Kitabın en başında ana kahraman veya anlatıcı olarak düşünülen karakterin sonunu okuyunca o kitabı daha hızlı bitirdiğimi fark ettim bu kitapla. Daha çekici olduğunu düşünüyorum ve bende daha fazla merak uyandırıyor.
Bu kitapta hikaye Derya'nın anlatmasıyla başlayıp tesadüfen tanıştığı Esra, eşi Hakan, babasının evinde çalışan İbo ve Nebahat, komiser Vural ve diğer karakterlerin kendi ağızlarından anlatımıyla devam ediyor. Bu tarzda anlatımı karakterlerin kendi bakış açılarından dinlediğimi hissettirdiği için daha çok seviyorum. Hem de zekice bölümlendirilmiş olması kitabı daha kolay okunur kılıyor.

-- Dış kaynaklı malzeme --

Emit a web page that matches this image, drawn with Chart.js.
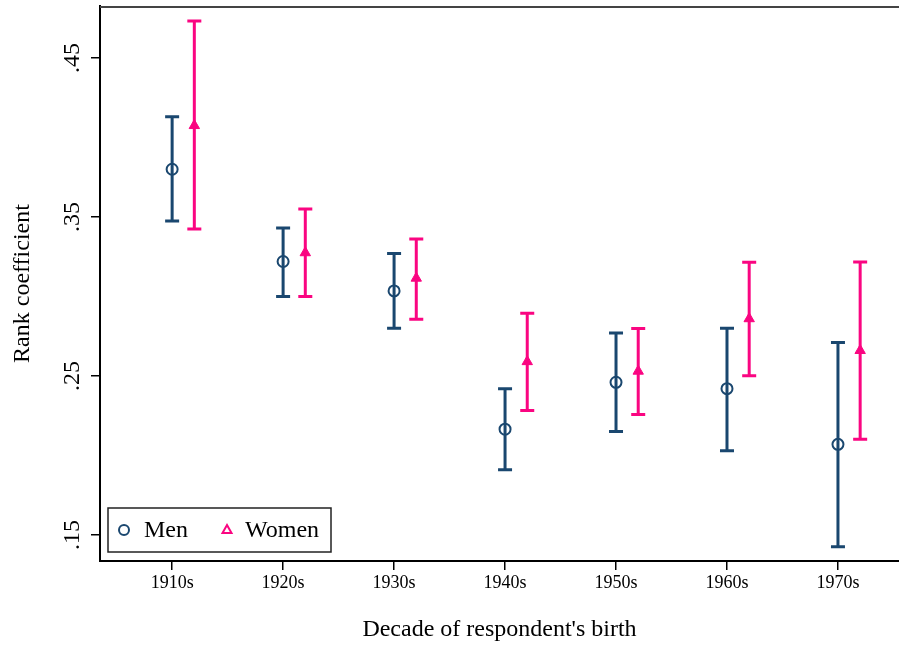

İki kadın, Derya ve Esra'nın hikayelerini ben çok sevdim.
Biri evli ve çocuklu, diğeri bekar bu iki kadının dik duruşlarını, toplum içinde yer edinmeye çalışırken radikal kararlar alma çabalarını takdir ettim.
Tesadüfler sonucu çok kısa süreyle bir arada kalmış fakat özellikle birinin hayatının kalan bölümünde bu tanışmanın izlerini hep taşıyacağı hikayeyi çok severek okudum.
Tavsiye ediyorum.
Herkese keyifli okumalar.
Altı Çizili Cümleler
- Denize doğru akarken, birbirine karışan nehirler gibi... Ben seni hiç unutmayacağım, sen beni hiç hatırlamayacaksın.
- Geleceği göremeyen çoğu yaşıtım gibi, ben de gergin ve çaresizdim. Boşuna dememişler, coğrafya kaderdir diye. Sadece kader mi, kederdi de!
- Gerçek hep kocaman bir keşke oluyor.
- Beni hiç düşünme... Hayat bana her koşula uymayı öğretti.